• [Written request] Extract, exactly as written, each line from the start of the records below to the line containing "ax.yaxis.set_major_formatter(fmt)", both ends included; drop the pictures.

• [Given records]
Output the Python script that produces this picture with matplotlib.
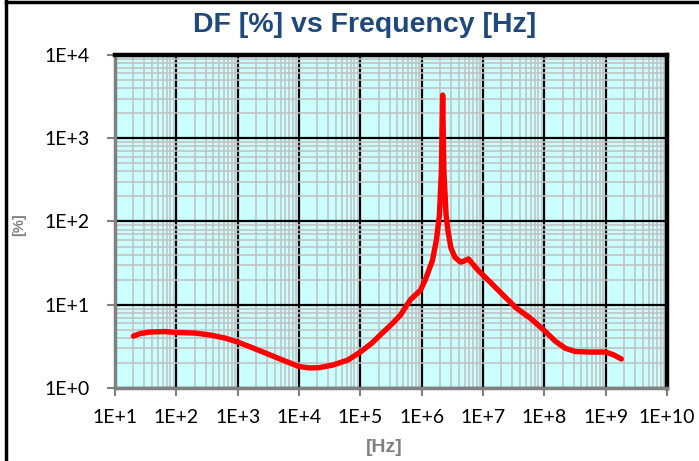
import numpy as np
import matplotlib.pyplot as plt
from matplotlib.lines import Line2D
from matplotlib.ticker import FixedLocator, FuncFormatter, LogLocator, NullFormatter

# DF [%], frequency in Hz
freq_hz = [20, 25.6, 37, 65, 100, 200, 355, 620, 1000, 1780, 3100, 5900,
           10000, 15000, 22000, 36000, 63000, 100000, 155000, 230000,
           330000, 450000, 650000, 960000, 1.15e6, 1.5e6, 1.74e6, 1.95e6,
           2.1e6, 2.2e6, 2.3e6, 2.5e6, 2.7e6, 3.0e6, 3.5e6, 4.3e6, 4.9e6,
           5.8e6, 6.6e6, 8.3e6, 1.3e7, 1.9e7, 3.5e7, 5.9e7, 9.7e7, 1.5e8,
           2.2e8, 3.2e8, 5.6e8, 1e9, 1.35e9, 1.8e9]
df_pct = [4.2, 4.5, 4.7, 4.76, 4.64, 4.57, 4.33, 3.98, 3.57, 3.02, 2.56, 2.11,
          1.81, 1.74, 1.76, 1.89, 2.17, 2.7, 3.47, 4.6,
          5.9, 7.5, 11.4, 15, 20, 34, 60, 120,
          415, 3300, 415, 120, 75, 48, 37, 32.5, 33.5,
          35.5, 31.6, 26, 18.8, 14.2, 9.1, 6.9, 5.0, 3.66,
          3.0, 2.74, 2.7, 2.7, 2.5, 2.23]

x_decades = list(range(1, 11))
y_decades = list(range(0, 5))

fig = plt.figure(figsize=(6.99, 4.61), dpi=100)
ax = fig.add_axes([0.1645, 0.1584, 0.7897, 0.7223])
ax.set_facecolor('#CCFFFF')

ax.plot(freq_hz, df_pct, color='#FF0000', lw=3.9, solid_capstyle='round',
        solid_joinstyle='round', zorder=5)

ax.set_xscale('log')
ax.set_yscale('log')
ax.set_xlim(10 ** x_decades[0], 10 ** x_decades[-1])
ax.set_ylim(10 ** y_decades[0], 10 ** y_decades[-1])

ax.xaxis.set_major_locator(FixedLocator([10.0 ** d for d in x_decades]))
ax.yaxis.set_major_locator(FixedLocator([10.0 ** d for d in y_decades]))
ax.xaxis.set_minor_locator(LogLocator(base=10, subs=np.arange(2, 10), numticks=20))
ax.yaxis.set_minor_locator(LogLocator(base=10, subs=np.arange(2, 10), numticks=20))
ax.xaxis.set_minor_formatter(NullFormatter())
ax.yaxis.set_minor_formatter(NullFormatter())
fmt = FuncFormatter(lambda v, p: '1E+%d' % round(np.log10(v)))
ax.xaxis.set_major_formatter(fmt)
ax.yaxis.set_major_formatter(fmt)

ax.grid(which='minor', color='#C0C0C0', lw=1.1, zorder=1)
ax.grid(which='major', color='black', lw=1.6, zorder=2)
ax.set_axisbelow(True)

ax.tick_params(which='major', direction='out', length=6, width=1.5,
               color='#808080', labelsize=14)
ax.tick_params(axis='x', pad=9)
ax.tick_params(axis='y', pad=12)
ax.tick_params(which='minor', length=0)
for lab in ax.get_xticklabels() + ax.get_yticklabels():
    lab.set_family('Lato')

for side in ['left', 'bottom']:
    ax.spines[side].set_color('#808080')
    ax.spines[side].set_linewidth(2.5)
for side in ['top', 'right']:
    ax.spines[side].set_color('black')
    ax.spines[side].set_linewidth(3.2)

fig.text(0.521, 0.945, 'DF [%] vs Frequency [Hz]', fontsize=20.5,
         fontweight='bold', color='#1F497D', family='Liberation Sans',
         ha='center', va='center')
fig.text(0.549, 0.030, '[Hz]', fontsize=14, fontweight='bold', color='#808080',
         family='Liberation Sans', ha='center', va='center')
fig.text(0.027, 0.512, '[%]', rotation=90, fontsize=10.5, fontweight='bold',
         color='#808080', family='Liberation Sans', ha='center', va='center')

# chart frame edges visible in the reference
fig.add_artist(Line2D([0.0085, 0.0085], [0, 1], color='black', lw=2.5))
fig.add_artist(Line2D([0.0085, 1], [0.9965, 0.9965], color='black', lw=2.5))

fig.savefig('out.png', dpi=100)
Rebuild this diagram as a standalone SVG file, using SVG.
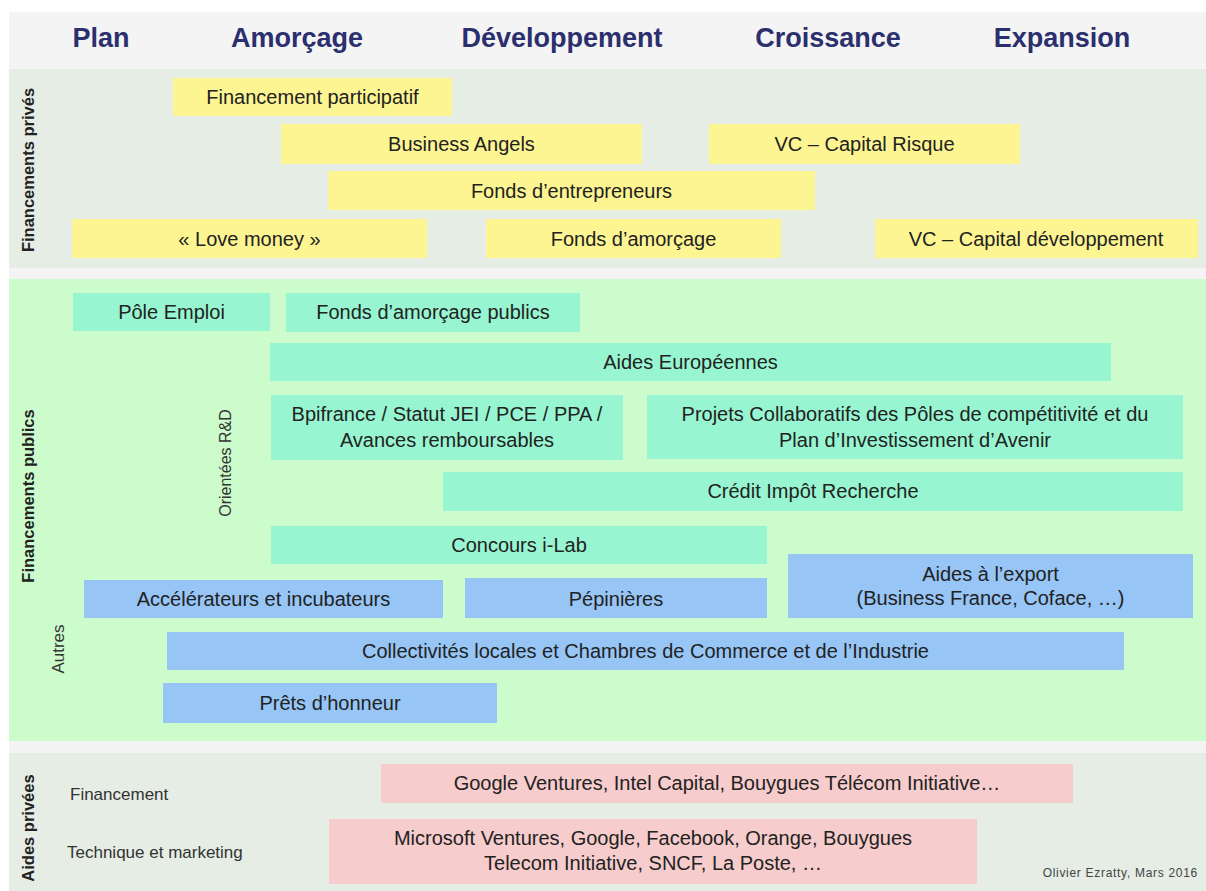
<svg xmlns="http://www.w3.org/2000/svg" width="1206" height="891" viewBox="0 0 1206 891">
<style>
text{font-family:"Liberation Sans",Arial,sans-serif}
.hd{font-size:27px;font-weight:bold;fill:#2b2f6e;text-anchor:middle}
.bx{font-size:20px;fill:#222;text-anchor:middle}
.vl{font-size:16.5px;font-weight:bold;fill:#222;text-anchor:middle}
.vs{font-size:16px;fill:#333;text-anchor:middle}
.lb{font-size:17px;fill:#333}
.y{fill:#fcf592}
.t{fill:#97f6d1}
.b{fill:#96c5f6}
.p{fill:#f6cccc}
</style>
<rect x="0" y="0" width="1206" height="891" fill="#ffffff"/>
<g id="bands">
<rect x="9" y="12" width="1197" height="57" fill="#f4f4f4"/>
<rect x="9" y="69" width="1197" height="199" fill="#e5ede5"/>
<rect x="9" y="268" width="1197" height="11" fill="#f4f4f4"/>
<rect x="9" y="279" width="1197" height="462" fill="#ccfccc"/>
<rect x="9" y="741" width="1197" height="12" fill="#f4f4f4"/>
<rect x="9" y="753" width="1197" height="138" fill="#e5ede5"/>
</g>
<g id="header">
<text class="hd" x="101" y="47">Plan</text>
<text class="hd" x="297" y="47">Amorçage</text>
<text class="hd" x="562" y="47">Développement</text>
<text class="hd" x="828" y="47">Croissance</text>
<text class="hd" x="1062" y="47">Expansion</text>
</g>
<g id="side-labels">
<text class="vl" transform="translate(34,170) rotate(-90)">Financements privés</text>
<text class="vl" transform="translate(34,496) rotate(-90)">Financements publics</text>
<text class="vl" transform="translate(34,828) rotate(-90)">Aides privées</text>
<text class="vs" transform="translate(231,463) rotate(-90)">Orientées R&amp;D</text>
<text class="vs" transform="translate(64,649) rotate(-90)" style="font-size:17px">Autres</text>
<text class="lb" x="70" y="800">Financement</text>
<text class="lb" x="67" y="858">Technique et marketing</text>
</g>
<g id="financement-participatif"><rect class="y" x="173" y="78" width="279" height="38"/><text class="bx" x="312.5" y="104">Financement participatif</text></g>
<g id="business-angels"><rect class="y" x="281" y="124" width="361" height="40"/><text class="bx" x="461.5" y="151">Business Angels</text></g>
<g id="vc-capital-risque"><rect class="y" x="709" y="124" width="311" height="40"/><text class="bx" x="864.5" y="151">VC – Capital Risque</text></g>
<g id="fonds-entrepreneurs"><rect class="y" x="328" y="171" width="487" height="39"/><text class="bx" x="571.5" y="197.5">Fonds d’entrepreneurs</text></g>
<g id="love-money"><rect class="y" x="72" y="219" width="355" height="39"/><text class="bx" x="249.5" y="245.5">« Love money »</text></g>
<g id="fonds-amorcage"><rect class="y" x="486" y="219" width="295" height="39"/><text class="bx" x="633.5" y="245.5">Fonds d’amorçage</text></g>
<g id="vc-capital-developpement"><rect class="y" x="875" y="219" width="323" height="39"/><text class="bx" x="1036" y="245.5">VC – Capital développement</text></g>
<g id="pole-emploi"><rect class="t" x="73" y="293" width="197" height="38"/><text class="bx" x="171.5" y="319">Pôle Emploi</text></g>
<g id="fonds-amorcage-publics"><rect class="t" x="286" y="293" width="294" height="39"/><text class="bx" x="433" y="319">Fonds d’amorçage publics</text></g>
<g id="aides-europeennes"><rect class="t" x="270" y="343" width="841" height="38"/><text class="bx" x="690.5" y="369">Aides Européennes</text></g>
<g id="bpifrance"><rect class="t" x="271" y="395" width="352" height="65"/><text class="bx" x="447" y="421">Bpifrance / Statut JEI / PCE / PPA /</text><text class="bx" x="447" y="447">Avances remboursables</text></g>
<g id="projets-collaboratifs"><rect class="t" x="647" y="395" width="536" height="64"/><text class="bx" x="915" y="421">Projets Collaboratifs des Pôles de compétitivité et du</text><text class="bx" x="915" y="447">Plan d’Investissement d’Avenir</text></g>
<g id="credit-impot-recherche"><rect class="t" x="443" y="472" width="740" height="39"/><text class="bx" x="813" y="498">Crédit Impôt Recherche</text></g>
<g id="concours-ilab"><rect class="t" x="271" y="526" width="496" height="38"/><text class="bx" x="519" y="552">Concours i-Lab</text></g>
<g id="accelerateurs"><rect class="b" x="84" y="580" width="359" height="38"/><text class="bx" x="263.5" y="606">Accélérateurs et incubateurs</text></g>
<g id="pepinieres"><rect class="b" x="465" y="578" width="302" height="40"/><text class="bx" x="616" y="606">Pépinières</text></g>
<g id="aides-export"><rect class="b" x="788" y="554" width="405" height="64"/><text class="bx" x="990.5" y="581">Aides à l’export</text><text class="bx" x="990.5" y="605">(Business France, Coface, …)</text></g>
<g id="collectivites"><rect class="b" x="167" y="632" width="957" height="38"/><text class="bx" x="645.5" y="658">Collectivités locales et Chambres de Commerce et de l’Industrie</text></g>
<g id="prets-honneur"><rect class="b" x="163" y="683" width="334" height="40"/><text class="bx" x="330" y="710">Prêts d’honneur</text></g>
<g id="financement-prive"><rect class="p" x="381" y="764" width="692" height="39"/><text class="bx" x="727" y="790">Google Ventures, Intel Capital, Bouygues Télécom Initiative…</text></g>
<g id="technique-marketing"><rect class="p" x="329" y="819" width="648" height="65"/><text class="bx" x="653" y="845">Microsoft Ventures, Google, Facebook, Orange, Bouygues</text><text class="bx" x="653" y="870">Telecom Initiative, SNCF, La Poste, …</text></g>
<g id="credit"><text x="1198" y="877" style="font-size:12px;fill:#444;text-anchor:end;letter-spacing:0.7px">Olivier Ezratty, Mars 2016</text></g>
</svg>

• [Output below]
Output the Python script that produces this picture with matplotlib.
import numpy as np
import matplotlib.pyplot as plt
from matplotlib.lines import Line2D
from matplotlib.ticker import FixedLocator, FuncFormatter, LogLocator, NullFormatter

# DF [%], frequency in Hz
freq_hz = [20, 25.6, 37, 65, 100, 200, 355, 620, 1000, 1780, 3100, 5900,
           10000, 15000, 22000, 36000, 63000, 100000, 155000, 230000,
           330000, 450000, 650000, 960000, 1.15e6, 1.5e6, 1.74e6, 1.95e6,
           2.1e6, 2.2e6, 2.3e6, 2.5e6, 2.7e6, 3.0e6, 3.5e6, 4.3e6, 4.9e6,
           5.8e6, 6.6e6, 8.3e6, 1.3e7, 1.9e7, 3.5e7, 5.9e7, 9.7e7, 1.5e8,
           2.2e8, 3.2e8, 5.6e8, 1e9, 1.35e9, 1.8e9]
df_pct = [4.2, 4.5, 4.7, 4.76, 4.64, 4.57, 4.33, 3.98, 3.57, 3.02, 2.56, 2.11,
          1.81, 1.74, 1.76, 1.89, 2.17, 2.7, 3.47, 4.6,
          5.9, 7.5, 11.4, 15, 20, 34, 60, 120,
          415, 3300, 415, 120, 75, 48, 37, 32.5, 33.5,
          35.5, 31.6, 26, 18.8, 14.2, 9.1, 6.9, 5.0, 3.66,
          3.0, 2.74, 2.7, 2.7, 2.5, 2.23]

x_decades = list(range(1, 11))
y_decades = list(range(0, 5))

fig = plt.figure(figsize=(6.99, 4.61), dpi=100)
ax = fig.add_axes([0.1645, 0.1584, 0.7897, 0.7223])
ax.set_facecolor('#CCFFFF')

ax.plot(freq_hz, df_pct, color='#FF0000', lw=3.9, solid_capstyle='round',
        solid_joinstyle='round', zorder=5)

ax.set_xscale('log')
ax.set_yscale('log')
ax.set_xlim(10 ** x_decades[0], 10 ** x_decades[-1])
ax.set_ylim(10 ** y_decades[0], 10 ** y_decades[-1])

ax.xaxis.set_major_locator(FixedLocator([10.0 ** d for d in x_decades]))
ax.yaxis.set_major_locator(FixedLocator([10.0 ** d for d in y_decades]))
ax.xaxis.set_minor_locator(LogLocator(base=10, subs=np.arange(2, 10), numticks=20))
ax.yaxis.set_minor_locator(LogLocator(base=10, subs=np.arange(2, 10), numticks=20))
ax.xaxis.set_minor_formatter(NullFormatter())
ax.yaxis.set_minor_formatter(NullFormatter())
fmt = FuncFormatter(lambda v, p: '1E+%d' % round(np.log10(v)))
ax.xaxis.set_major_formatter(fmt)
ax.yaxis.set_major_formatter(fmt)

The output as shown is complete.